E, ciliegina sulla torta, risolutiva per la damnatio di uno di cui non sai un cazzo, che ha fatto il sindacalista-spia Abdallah, dopo l’incontro dei 10.000 dollari per un “progetto”? Colpo di scena del “sicario degli assassini”: ha telefonato nientemeno che all’ispettore della Sicurezza che lo aveva incaricato di seguire un Regeni ingiustamente caricato, nonostante i trascorsi nobili, di bruttissimi sospetti, E cosa gli aveva rivelato circa il complotto contro l’italiano? Nientemeno che lui, Abdallah, non riusciva a spegnere il videoregistratore e gli si dicesse come fare. Che altro occorreva alla Procura di Roma per dichiarare chiuse le indagini, ineludibili le accuse, da iniziare il processo. Impeccabili giuristi. Come con Virginia Raggi.

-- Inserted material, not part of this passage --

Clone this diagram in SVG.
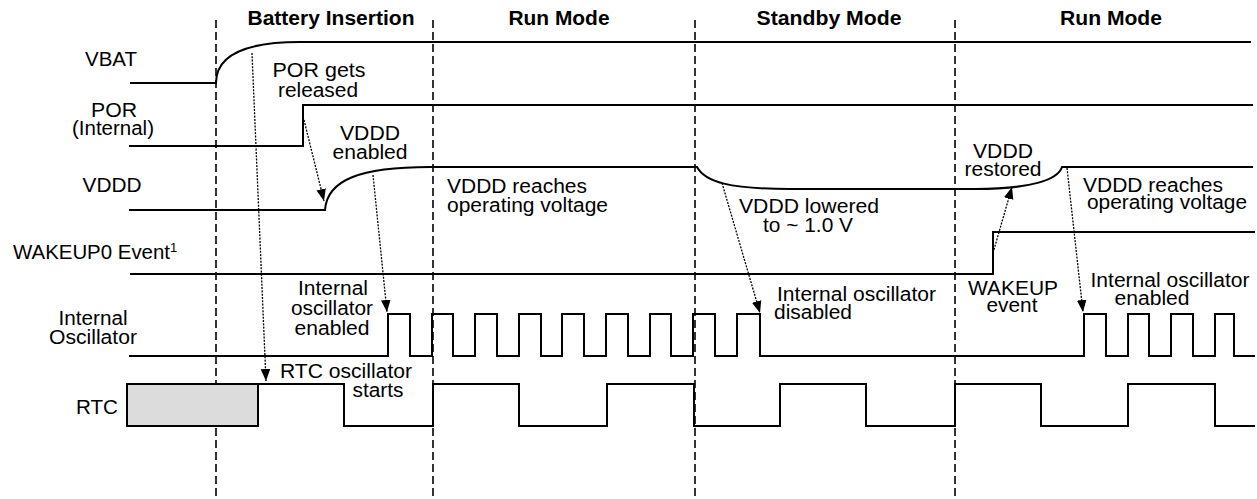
<svg xmlns="http://www.w3.org/2000/svg" width="1257" height="499" viewBox="0 0 1257 499">
<style>
text{font-family:"Liberation Sans",Arial,sans-serif;font-size:20px;fill:#000}
.h{font-weight:bold;font-size:19.5px;text-anchor:middle}
.m{text-anchor:middle}
.sig{fill:none;stroke:#000;stroke-width:2}
.div{stroke:#000;stroke-width:1.6;stroke-dasharray:8 4;fill:none}
.arr{fill:none;stroke:#000;stroke-width:1.3;stroke-dasharray:2 1.3;marker-end:url(#ah)}
</style>
<defs>
<marker id="ah" markerUnits="userSpaceOnUse" markerWidth="12" markerHeight="10" refX="10" refY="4" orient="auto" viewBox="0 0 10 8">
<path d="M0,0 L10,4 L0,8 z" fill="#000"/>
</marker>
</defs>
<rect width="1257" height="499" fill="#fff"/>
<g id="phases">
<line class="div" x1="216" y1="20" x2="216" y2="499"/>
<line class="div" x1="433" y1="20" x2="433" y2="499"/>
<line class="div" x1="695" y1="20" x2="695" y2="499"/>
<line class="div" x1="955" y1="20" x2="955" y2="499"/>
<text class="h" x="331" y="25" textLength="167" lengthAdjust="spacingAndGlyphs">Battery Insertion</text>
<text class="h" x="559" y="25" textLength="101" lengthAdjust="spacingAndGlyphs">Run Mode</text>
<text class="h" x="829" y="25" textLength="145" lengthAdjust="spacingAndGlyphs">Standby Mode</text>
<text class="h" x="1111" y="25" textLength="102" lengthAdjust="spacingAndGlyphs">Run Mode</text>
</g>
<g id="vbat">
<text class="m" x="111" y="66" textLength="52" lengthAdjust="spacingAndGlyphs">VBAT</text>
<path class="sig" d="M130,83 H216 C216,55 245,42 300,42 H1251"/>
</g>
<g id="por">
<text class="m" x="114" y="117" textLength="46" lengthAdjust="spacingAndGlyphs">POR</text>
<text class="m" x="113" y="135" textLength="82" lengthAdjust="spacingAndGlyphs">(Internal)</text>
<path class="sig" d="M129,146 H303 V105 H1253"/>
</g>
<g id="vddd">
<text class="m" x="112" y="192" textLength="59" lengthAdjust="spacingAndGlyphs">VDDD</text>
<path class="sig" d="M129,210 H325 C327,180 360,167 430,167 H697 C705,182 730,189 790,189 H975 C1030,189 1058,180 1062,167 H1253"/>
</g>
<g id="wakeup">
<text x="13" y="259"><tspan textLength="157" lengthAdjust="spacingAndGlyphs">WAKEUP0 Event</tspan><tspan font-size="13" dy="-7">1</tspan></text>
<path class="sig" d="M130,274 H993 V232 H1255"/>
</g>
<g id="osc">
<text class="m" x="93" y="325" textLength="69" lengthAdjust="spacingAndGlyphs">Internal</text>
<text class="m" x="93" y="344" textLength="88" lengthAdjust="spacingAndGlyphs">Oscillator</text>
<path class="sig" d="M129,356 H388 V314 H410 V356 H432 V314 H453 V356 H475 V314 H497 V356 H519 V314 H541 V356 H562 V314 H584 V356 H606 V314 H628 V356 H650 V314 H671 V356 H693 V314 H715 V356 H737 V314 H760 V356 H1084 V314 H1106 V356 H1128 V314 H1149 V356 H1171 V314 H1193 V356 H1215 V314 H1234 V356 H1255"/>
</g>
<g id="rtc">
<text class="m" x="97" y="414" textLength="42" lengthAdjust="spacingAndGlyphs">RTC</text>
<rect x="127" y="384" width="131" height="42" fill="#dcdcdc" stroke="#000" stroke-width="2"/>
<path class="sig" d="M258,384 H344 V426 H433 V384 H519 V426 H607 V384 H694 V426 H780 V384 H866 V426 H955 V384 H1041 V426 H1128 V384 H1215 V426 H1255"/>
</g>
<g id="notes">
<text class="m" x="319" y="77" textLength="93" lengthAdjust="spacingAndGlyphs">POR gets</text>
<text class="m" x="318" y="97" textLength="80" lengthAdjust="spacingAndGlyphs">released</text>
<text class="m" x="370" y="140" textLength="60" lengthAdjust="spacingAndGlyphs">VDDD</text>
<text class="m" x="370" y="159" textLength="75" lengthAdjust="spacingAndGlyphs">enabled</text>
<text x="447" y="193" textLength="140" lengthAdjust="spacingAndGlyphs">VDDD reaches</text>
<text x="447" y="212" textLength="161" lengthAdjust="spacingAndGlyphs">operating voltage</text>
<text class="m" x="809" y="213" textLength="140" lengthAdjust="spacingAndGlyphs">VDDD lowered</text>
<text class="m" x="808" y="232" textLength="90" lengthAdjust="spacingAndGlyphs">to ~ 1.0 V</text>
<text class="m" x="1003" y="158" textLength="60" lengthAdjust="spacingAndGlyphs">VDDD</text>
<text class="m" x="1003" y="176" textLength="77" lengthAdjust="spacingAndGlyphs">restored</text>
<text x="1083" y="192" textLength="140" lengthAdjust="spacingAndGlyphs">VDDD reaches</text>
<text x="1087" y="209" textLength="160" lengthAdjust="spacingAndGlyphs">operating voltage</text>
<text class="m" x="1013" y="295" textLength="90" lengthAdjust="spacingAndGlyphs">WAKEUP</text>
<text class="m" x="1012" y="312" textLength="51" lengthAdjust="spacingAndGlyphs">event</text>
<text class="m" x="1170" y="287" textLength="159" lengthAdjust="spacingAndGlyphs">Internal oscillator</text>
<text class="m" x="1152" y="305" textLength="75" lengthAdjust="spacingAndGlyphs">enabled</text>
<text x="777" y="301" textLength="159" lengthAdjust="spacingAndGlyphs">Internal oscillator</text>
<text x="774" y="319" textLength="78" lengthAdjust="spacingAndGlyphs">disabled</text>
<text class="m" x="333" y="295" textLength="70" lengthAdjust="spacingAndGlyphs">Internal</text>
<text class="m" x="332" y="315" textLength="82" lengthAdjust="spacingAndGlyphs">oscillator</text>
<text class="m" x="332" y="335" textLength="75" lengthAdjust="spacingAndGlyphs">enabled</text>
<text class="m" x="346" y="378" textLength="132" lengthAdjust="spacingAndGlyphs">RTC oscillator</text>
<text class="m" x="378" y="397" textLength="51" lengthAdjust="spacingAndGlyphs">starts</text>
</g>
<g id="connectors">
<line class="arr" x1="252" y1="53" x2="266" y2="381"/>
<line class="arr" x1="304" y1="120" x2="324" y2="201"/>
<line class="arr" x1="373" y1="175" x2="387" y2="312"/>
<line class="arr" x1="722" y1="183" x2="760" y2="313"/>
<line class="arr" x1="993" y1="253" x2="1012" y2="187"/>
<line class="arr" x1="1067" y1="168" x2="1083" y2="312"/>
</g>
</svg>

Al Sisi mostro, costi quel che costi!
Ci vuole qualcosa, per quanto indegno di qualsiasi procura seria, per almeno mettere alla gogna per un altro po’ Al Sisi e tutto il paese, “con tutte le sue pratiche di tortura e incarcerazione di massa?" Non le attestano Amnesty e HRW e “il manifesto”, testimoni inconfutabili, benchè lontani, delle efferatezze e degli gli abominii dei paesi che l’Occidente deve abbattere? Non ci sono forse 60.000 prigionieri politici in Egitto. E se sono quasi tutti malfattori e, soprattutto, terroristi ISIS dei Fratelli Musulmani, che hanno massacrato migliaia di poliziotti e civili, i diritti umani valgono anche per loro, no? Dopotutto, ci hanno reso dei favori contro il “tiranno” amico dei russi. Liberiamo anche quelli!

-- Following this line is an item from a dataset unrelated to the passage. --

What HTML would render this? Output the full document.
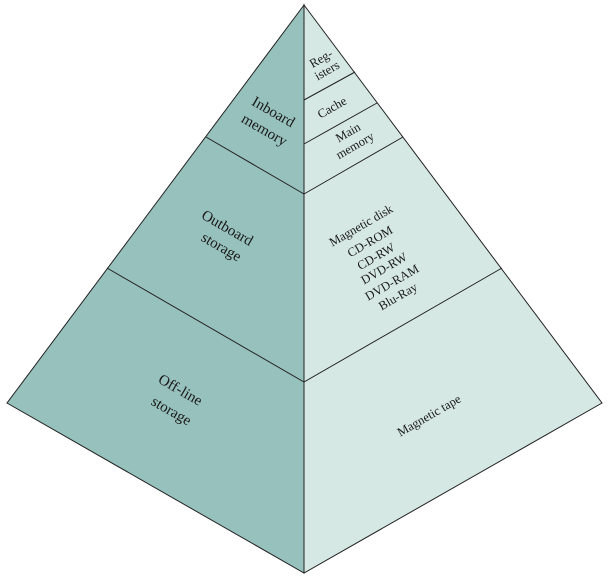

Qui non si tratta di fare le lodi del presidente egiziano. Io le condizioni vere del popolo egiziano non le conosco ed è giusto che sia più preciso una volta che ci sarò stato. Ma delle demonizzazione di leader e governi praticate in Occidente, mi fido meno dei diritti umani come propalati dal pensiero unico. Intanto so che i fondamentali dell'economia egiziana sono migliorati enormemente rispetto al passato. Che si è ridotta la disuguaglianza sociale. Che sono state costruite infrastrutture utili alla società. Che Al Sisi sta con i giusti: Assad e Haftar. Che di rivolte di massa non ce ne sono. Dirai che è perchè le si reprimono. Le reprimeva anche Morsi, che faceva bruciare le chiese copte, massacrava gli scioperanti e imponeva la Sharìa, ma le rivolte c'erano eccome.

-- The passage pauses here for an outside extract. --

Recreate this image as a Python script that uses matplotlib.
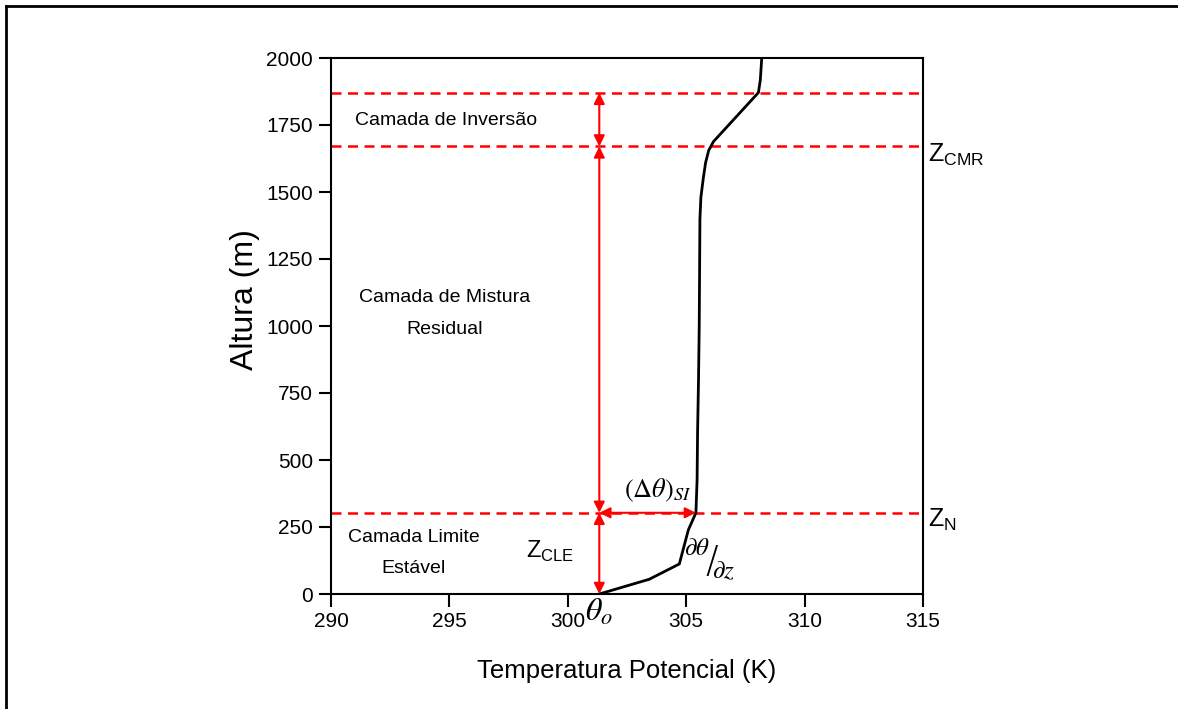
import numpy as np
import matplotlib.pyplot as plt
from matplotlib.lines import Line2D

plt.rcParams['font.family'] = ['Liberation Sans', 'DejaVu Sans']
plt.rcParams['mathtext.fontset'] = 'stix'
plt.rcParams['mathtext.rm'] = 'Liberation Sans'

# perfil de temperatura potencial
theta = [301.33, 303.44, 304.71, 305.09, 305.41, 305.46, 305.48, 305.52, 305.55,
         305.58, 305.62, 305.72, 305.82, 305.95, 306.15, 308.05, 308.13, 308.19]
altura = [0, 55, 112, 239, 303, 425, 600, 800, 1000,
          1400, 1480, 1550, 1610, 1655, 1688, 1871, 1918, 2000]

# niveis das camadas
z_n = 303
z_cmr = 1670
z_inv = 1870
theta_o = 301.33
theta_si = 305.41

fig = plt.figure(figsize=(11.78, 7.09), dpi=100)
ax = fig.add_axes([331 / 1178, 1 - 594 / 709, 592 / 1178, 536 / 709])

ax.plot(theta, altura, color='black', lw=2, zorder=3)

for z in [z_n, z_cmr, z_inv]:
    ax.axhline(z, color='red', lw=1.8, linestyle=(0, (4, 2.6)), zorder=2)

arrow_kw = dict(arrowstyle='<|-|>', color='red', lw=1.5, mutation_scale=16,
                shrinkA=0, shrinkB=0)
ax.annotate('', xy=(theta_o, z_inv), xytext=(theta_o, z_cmr), arrowprops=arrow_kw)
ax.annotate('', xy=(theta_o, z_cmr), xytext=(theta_o, z_n), arrowprops=arrow_kw)
ax.annotate('', xy=(theta_o, z_n), xytext=(theta_o, 0), arrowprops=arrow_kw)
ax.annotate('', xy=(theta_o, z_n), xytext=(theta_si, z_n), arrowprops=arrow_kw)

ax.set_xlim(290, 315)
ax.set_ylim(0, 2000)
ax.set_xticks([290, 295, 300, 305, 310, 315])
ax.set_yticks(np.arange(0, 2001, 250))
ax.tick_params(direction='out', length=9, width=1.5, labelsize=15, pad=4)
for s in ax.spines.values():
    s.set_linewidth(1.5)

ax.set_xlabel('Temperatura Potencial (K)', fontsize=18.5, labelpad=20)
ax.set_ylabel('Altura (m)', fontsize=23, labelpad=10)
ax.yaxis.set_label_coords(-0.12, 0.55)

ax.text(294.85, 1765, 'Camada de Inversão', fontsize=14, ha='center', va='center')
ax.text(294.8, 1045, 'Camada de Mistura\nResidual', fontsize=14, ha='center',
        va='center', linespacing=2.15)
ax.text(293.5, 153, 'Camada Limite\nEstável', fontsize=14, ha='center',
        va='center', linespacing=2.15)
ax.text(299.25, 160, r'$\mathrm{Z}_{\mathrm{CLE}}$', fontsize=17, ha='center',
        va='center', math_fontfamily='custom')
ax.text(303.8, 385, r'$(\Delta\theta)_{SI}$', fontsize=19, ha='center', va='center')
# derivada escrita como fração inclinada
ax.text(305.45, 172, r'$\partial\theta$', fontsize=18, ha='center', va='center')
ax.text(306.08, 122, '/', fontsize=27, ha='center', va='center',
        family='DejaVu Sans', fontweight='light')
ax.text(306.6, 84, r'$\partial z$', fontsize=18, ha='center', va='center')
ax.text(theta_o, -70, r'$\theta_o$', fontsize=23, ha='center', va='center',
        clip_on=False)
ax.text(315.2, z_cmr - 30, r'$\mathrm{Z}_{\mathrm{CMR}}$', fontsize=18, ha='left',
        va='center', clip_on=False, math_fontfamily='custom')
ax.text(315.2, z_n - 25, r'$\mathrm{Z}_{\mathrm{N}}$', fontsize=18, ha='left',
        va='center', clip_on=False, math_fontfamily='custom')

# moldura da figura
fig.add_artist(Line2D([6 / 1178, 6 / 1178], [0, 1 - 6 / 709], color='black', lw=2))
fig.add_artist(Line2D([6 / 1178, 1], [1 - 6 / 709, 1 - 6 / 709], color='black', lw=2))

fig.savefig('out.png', dpi=100)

Non solo Regeni. Sequestrato anche il suo computer. Dalla mamma.
Alla Procura del Cairo che, per i nostri razzisti e colonialisti di ritorno, non è che il foro
di un regime di subumani, ma che ha illuminato di fatti, logica e ironia quella di Roma, va sollecitata una domanda. Una domanda alla signora Regeni, madre di Giulio, attivista numero uno nell’esecrazione dell’Egitto, al cui dolore per la scomparsa del figlio rendiamo sincera partecipazione: “Perchè, cara signora Regeni, ha sottratto dall’abitazione del figlio al Cairo ai legittimi inquirenti, il suo computer e cosa ne ha fatto? Non potrebbe essere un formidabile elemento di prova? In un senso o nell’altro? La vogliamo la verità?" O no?